Form: S-4

Registration of securities issued in business combination transactions

February 4, 1997

S-4: Registration of securities issued in business combination transactions

Published on February 4, 1997


EXHIBIT 8









January 31, 1997



Omega Healthcare Investors, Inc.
905 West Eisenhower Circle, Suite 110
Ann Arbor, Michigan 48103


RE: $100,000,000 AGGREGATE OFFERING PRICE OF SECURITIES OF
OMEGA HEALTHCARE INVESTORS, INC./FORM S-4


Gentlemen:

In connection with the registration statement on Form S-4 (the
"Registration Statement") being filed by Omega Healthcare Investors, Inc. with
the Securities and Exchange Commission, regarding the registration of the
Securities under the Securities Act of 1933, as amended, you have requested our
opinion concerning whether the Company has been organized in conformity with
the requirements for qualification as a real estate investment trust, and
whether its proposed method of operation will enable it to meet the
requirements for qualification and taxation as a real estate investment trust
under the Internal Revenue Code of 1986, as amended (the "Code").

The opinion is based on various facts and assumptions. We have also been
furnished with, and have relied upon , representations made by the Company with
respect to certain factual matters through a certificate of an officer of the
Company.

Based on such facts, assumptions and representations, it is our opinion
that commencing with the Company's taxable year ending December 31, 1993, the
Company has been organized in conformity with the requirements for
qualification as a real estate investment trust under the Code, and its
proposed method of operation will enable it to meet the requirements for
qualification and taxation as a real estate investment trust under the Code.
No opinion is expressed as to any matter not expressly addressed herein.
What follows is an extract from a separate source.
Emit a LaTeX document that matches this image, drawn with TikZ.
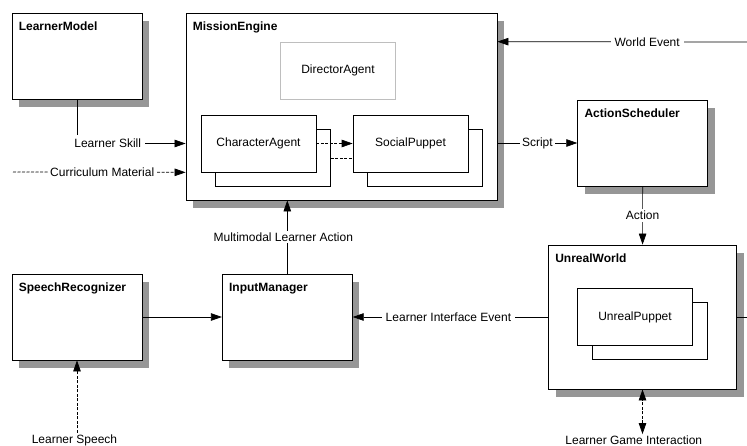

This opinion is based on various statutory provisions, regulations
promulgated thereunder and interpretations thereof by the Internal Revenue
Service and courts having




Omega Healthcare Investors, Inc.
January 31, 1997
Page 2



jurisdiction over such matters, all of which are subject to change either
prospectively or retroactively. Also, any variation or difference in the facts
from those set forth in the officer's certificate furnished to us may affect
the conclusions stated herein. Moreover, the Company's qualification and
taxation as a real estate investment trust depends upon the Company's
ability to meet, through actual annual operating results, distribution levels
and diversity of stock ownership, the various qualification tests imposed under
the Code, the results of which have not and will not be reviewed by Argue
Pearson Harbison & Myers. Accordingly, no assurance can be given that the
actual results of the Company's operation for any one taxable year will satisfy
such requirements.

This opinion is furnished to you solely for your use in connection with
the Registration Statement. We hereby consent to the filing of this opinion as
an exhibit to the Registration Statement and to the use of our name under the
caption "Legal Matters" in the Registration Statement.